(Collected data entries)
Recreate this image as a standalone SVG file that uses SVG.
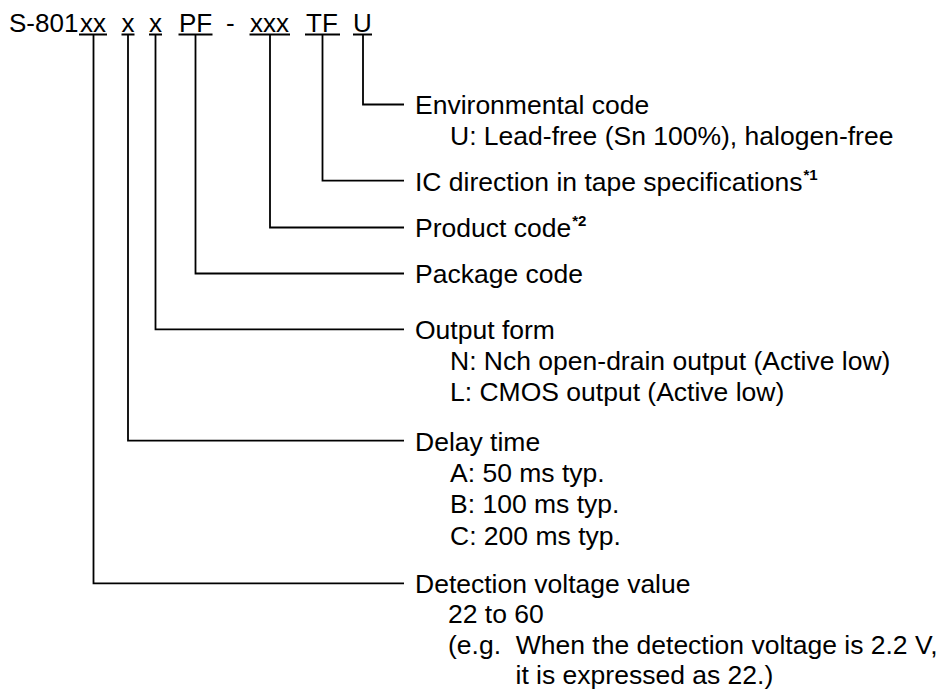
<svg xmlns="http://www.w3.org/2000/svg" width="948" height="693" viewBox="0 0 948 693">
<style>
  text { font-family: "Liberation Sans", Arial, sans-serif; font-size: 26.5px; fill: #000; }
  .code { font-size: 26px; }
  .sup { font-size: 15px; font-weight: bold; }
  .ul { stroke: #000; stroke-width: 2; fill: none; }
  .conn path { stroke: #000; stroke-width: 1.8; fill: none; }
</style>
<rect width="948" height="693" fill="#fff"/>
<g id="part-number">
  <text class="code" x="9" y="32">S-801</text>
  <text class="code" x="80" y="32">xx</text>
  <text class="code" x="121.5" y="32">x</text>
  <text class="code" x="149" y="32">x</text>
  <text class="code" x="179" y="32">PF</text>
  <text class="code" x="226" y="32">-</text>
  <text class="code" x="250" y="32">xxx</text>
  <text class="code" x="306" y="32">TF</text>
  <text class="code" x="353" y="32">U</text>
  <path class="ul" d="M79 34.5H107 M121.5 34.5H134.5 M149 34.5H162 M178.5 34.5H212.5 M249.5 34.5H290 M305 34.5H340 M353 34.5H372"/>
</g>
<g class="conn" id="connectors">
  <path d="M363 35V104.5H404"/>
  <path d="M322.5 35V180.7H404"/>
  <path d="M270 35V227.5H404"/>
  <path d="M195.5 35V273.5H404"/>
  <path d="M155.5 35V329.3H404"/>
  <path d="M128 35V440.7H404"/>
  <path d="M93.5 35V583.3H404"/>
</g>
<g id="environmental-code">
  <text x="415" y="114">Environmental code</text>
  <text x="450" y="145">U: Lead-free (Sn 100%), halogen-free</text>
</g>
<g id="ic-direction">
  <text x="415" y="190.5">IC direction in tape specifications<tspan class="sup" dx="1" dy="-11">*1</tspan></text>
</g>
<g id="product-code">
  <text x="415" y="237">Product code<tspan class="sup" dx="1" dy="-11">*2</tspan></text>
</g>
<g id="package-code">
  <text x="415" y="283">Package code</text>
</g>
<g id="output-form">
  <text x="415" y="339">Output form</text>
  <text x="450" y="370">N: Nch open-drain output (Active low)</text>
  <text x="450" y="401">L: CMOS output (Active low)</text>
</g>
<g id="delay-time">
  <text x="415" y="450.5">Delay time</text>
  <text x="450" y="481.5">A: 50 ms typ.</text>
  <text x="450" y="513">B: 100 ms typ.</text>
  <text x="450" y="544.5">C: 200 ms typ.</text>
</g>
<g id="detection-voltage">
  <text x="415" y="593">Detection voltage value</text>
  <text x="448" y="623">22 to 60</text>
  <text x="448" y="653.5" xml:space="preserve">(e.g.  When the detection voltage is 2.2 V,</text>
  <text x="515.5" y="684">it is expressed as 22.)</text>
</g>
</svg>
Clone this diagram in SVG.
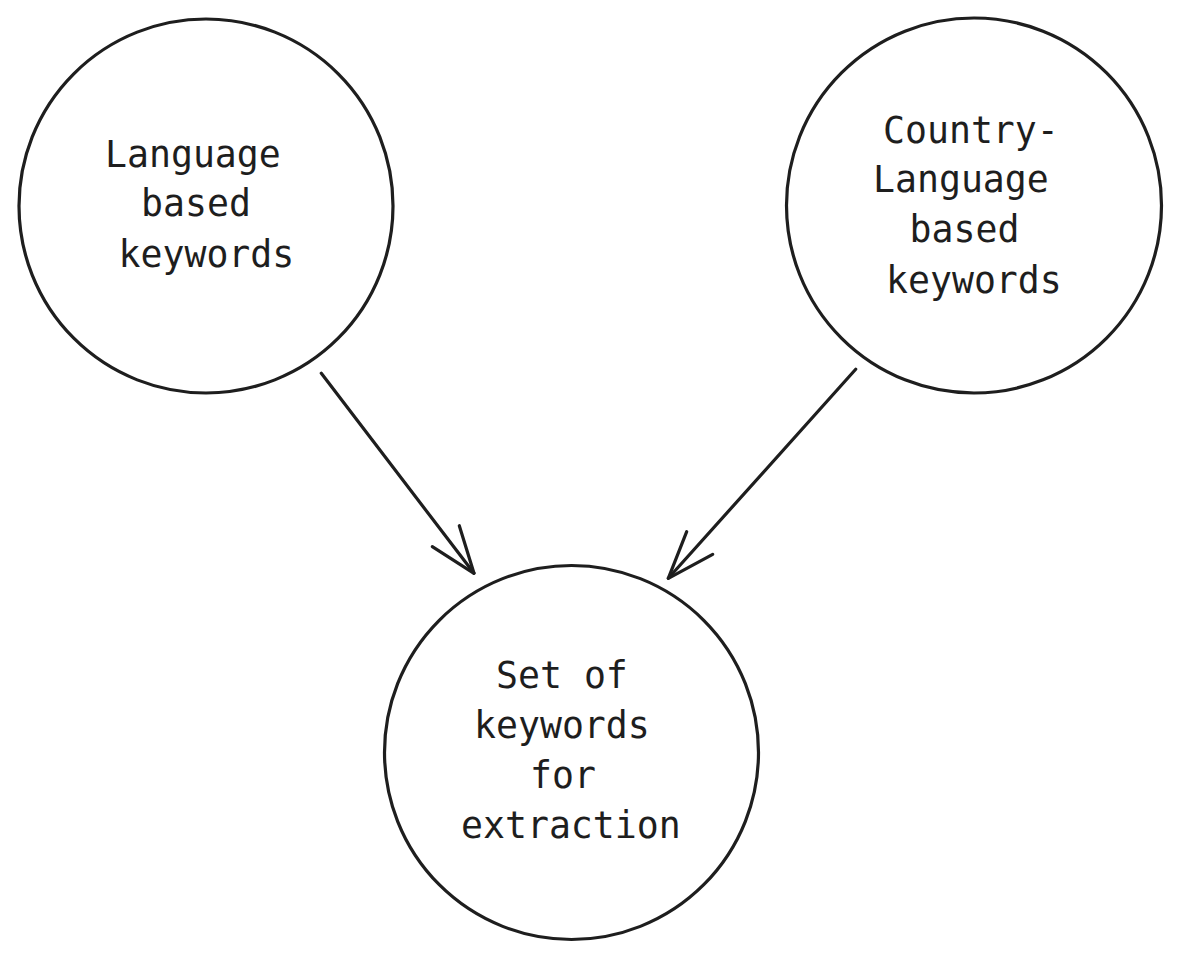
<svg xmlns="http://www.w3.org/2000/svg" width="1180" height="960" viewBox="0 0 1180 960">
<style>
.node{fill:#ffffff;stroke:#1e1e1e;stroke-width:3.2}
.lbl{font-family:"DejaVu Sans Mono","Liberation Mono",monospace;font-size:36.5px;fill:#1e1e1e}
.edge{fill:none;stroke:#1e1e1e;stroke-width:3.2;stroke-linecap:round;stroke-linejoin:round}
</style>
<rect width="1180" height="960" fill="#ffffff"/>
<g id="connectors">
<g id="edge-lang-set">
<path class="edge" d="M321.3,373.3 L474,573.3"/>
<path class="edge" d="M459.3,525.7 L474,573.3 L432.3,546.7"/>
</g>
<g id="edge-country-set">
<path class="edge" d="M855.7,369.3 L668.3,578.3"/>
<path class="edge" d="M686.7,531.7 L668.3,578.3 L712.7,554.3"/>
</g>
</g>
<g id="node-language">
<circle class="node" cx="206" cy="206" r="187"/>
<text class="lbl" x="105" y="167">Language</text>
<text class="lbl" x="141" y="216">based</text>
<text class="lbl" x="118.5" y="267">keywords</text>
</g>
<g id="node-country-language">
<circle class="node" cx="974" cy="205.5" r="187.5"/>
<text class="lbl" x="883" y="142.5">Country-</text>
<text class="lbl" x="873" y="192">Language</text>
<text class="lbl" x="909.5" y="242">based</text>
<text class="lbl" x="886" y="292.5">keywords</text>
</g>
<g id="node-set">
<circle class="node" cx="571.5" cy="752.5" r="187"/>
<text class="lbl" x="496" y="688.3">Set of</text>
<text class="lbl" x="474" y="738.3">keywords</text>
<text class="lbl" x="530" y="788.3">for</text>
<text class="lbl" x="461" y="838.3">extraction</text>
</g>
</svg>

* _WHAT IS REQUIRED_:
Transcribe the whole listing exactly. Pictures are excluded.

* _COMPLETE ANSWER_:
Recreate this image as a standalone SVG file that uses SVG.
<svg xmlns="http://www.w3.org/2000/svg" width="948" height="693" viewBox="0 0 948 693">
<style>
  text { font-family: "Liberation Sans", Arial, sans-serif; font-size: 26.5px; fill: #000; }
  .code { font-size: 26px; }
  .sup { font-size: 15px; font-weight: bold; }
  .ul { stroke: #000; stroke-width: 2; fill: none; }
  .conn path { stroke: #000; stroke-width: 1.8; fill: none; }
</style>
<rect width="948" height="693" fill="#fff"/>
<g id="part-number">
  <text class="code" x="9" y="32">S-801</text>
  <text class="code" x="80" y="32">xx</text>
  <text class="code" x="121.5" y="32">x</text>
  <text class="code" x="149" y="32">x</text>
  <text class="code" x="179" y="32">PF</text>
  <text class="code" x="226" y="32">-</text>
  <text class="code" x="250" y="32">xxx</text>
  <text class="code" x="306" y="32">TF</text>
  <text class="code" x="353" y="32">U</text>
  <path class="ul" d="M79 34.5H107 M121.5 34.5H134.5 M149 34.5H162 M178.5 34.5H212.5 M249.5 34.5H290 M305 34.5H340 M353 34.5H372"/>
</g>
<g class="conn" id="connectors">
  <path d="M363 35V104.5H404"/>
  <path d="M322.5 35V180.7H404"/>
  <path d="M270 35V227.5H404"/>
  <path d="M195.5 35V273.5H404"/>
  <path d="M155.5 35V329.3H404"/>
  <path d="M128 35V440.7H404"/>
  <path d="M93.5 35V583.3H404"/>
</g>
<g id="environmental-code">
  <text x="415" y="114">Environmental code</text>
  <text x="450" y="145">U: Lead-free (Sn 100%), halogen-free</text>
</g>
<g id="ic-direction">
  <text x="415" y="190.5">IC direction in tape specifications<tspan class="sup" dx="1" dy="-11">*1</tspan></text>
</g>
<g id="product-code">
  <text x="415" y="237">Product code<tspan class="sup" dx="1" dy="-11">*2</tspan></text>
</g>
<g id="package-code">
  <text x="415" y="283">Package code</text>
</g>
<g id="output-form">
  <text x="415" y="339">Output form</text>
  <text x="450" y="370">N: Nch open-drain output (Active low)</text>
  <text x="450" y="401">L: CMOS output (Active low)</text>
</g>
<g id="delay-time">
  <text x="415" y="450.5">Delay time</text>
  <text x="450" y="481.5">A: 50 ms typ.</text>
  <text x="450" y="513">B: 100 ms typ.</text>
  <text x="450" y="544.5">C: 200 ms typ.</text>
</g>
<g id="detection-voltage">
  <text x="415" y="593">Detection voltage value</text>
  <text x="448" y="623">22 to 60</text>
  <text x="448" y="653.5" xml:space="preserve">(e.g.  When the detection voltage is 2.2 V,</text>
  <text x="515.5" y="684">it is expressed as 22.)</text>
</g>
</svg>
Clone this diagram in SVG.
<svg xmlns="http://www.w3.org/2000/svg" width="1180" height="960" viewBox="0 0 1180 960">
<style>
.node{fill:#ffffff;stroke:#1e1e1e;stroke-width:3.2}
.lbl{font-family:"DejaVu Sans Mono","Liberation Mono",monospace;font-size:36.5px;fill:#1e1e1e}
.edge{fill:none;stroke:#1e1e1e;stroke-width:3.2;stroke-linecap:round;stroke-linejoin:round}
</style>
<rect width="1180" height="960" fill="#ffffff"/>
<g id="connectors">
<g id="edge-lang-set">
<path class="edge" d="M321.3,373.3 L474,573.3"/>
<path class="edge" d="M459.3,525.7 L474,573.3 L432.3,546.7"/>
</g>
<g id="edge-country-set">
<path class="edge" d="M855.7,369.3 L668.3,578.3"/>
<path class="edge" d="M686.7,531.7 L668.3,578.3 L712.7,554.3"/>
</g>
</g>
<g id="node-language">
<circle class="node" cx="206" cy="206" r="187"/>
<text class="lbl" x="105" y="167">Language</text>
<text class="lbl" x="141" y="216">based</text>
<text class="lbl" x="118.5" y="267">keywords</text>
</g>
<g id="node-country-language">
<circle class="node" cx="974" cy="205.5" r="187.5"/>
<text class="lbl" x="883" y="142.5">Country-</text>
<text class="lbl" x="873" y="192">Language</text>
<text class="lbl" x="909.5" y="242">based</text>
<text class="lbl" x="886" y="292.5">keywords</text>
</g>
<g id="node-set">
<circle class="node" cx="571.5" cy="752.5" r="187"/>
<text class="lbl" x="496" y="688.3">Set of</text>
<text class="lbl" x="474" y="738.3">keywords</text>
<text class="lbl" x="530" y="788.3">for</text>
<text class="lbl" x="461" y="838.3">extraction</text>
</g>
</svg>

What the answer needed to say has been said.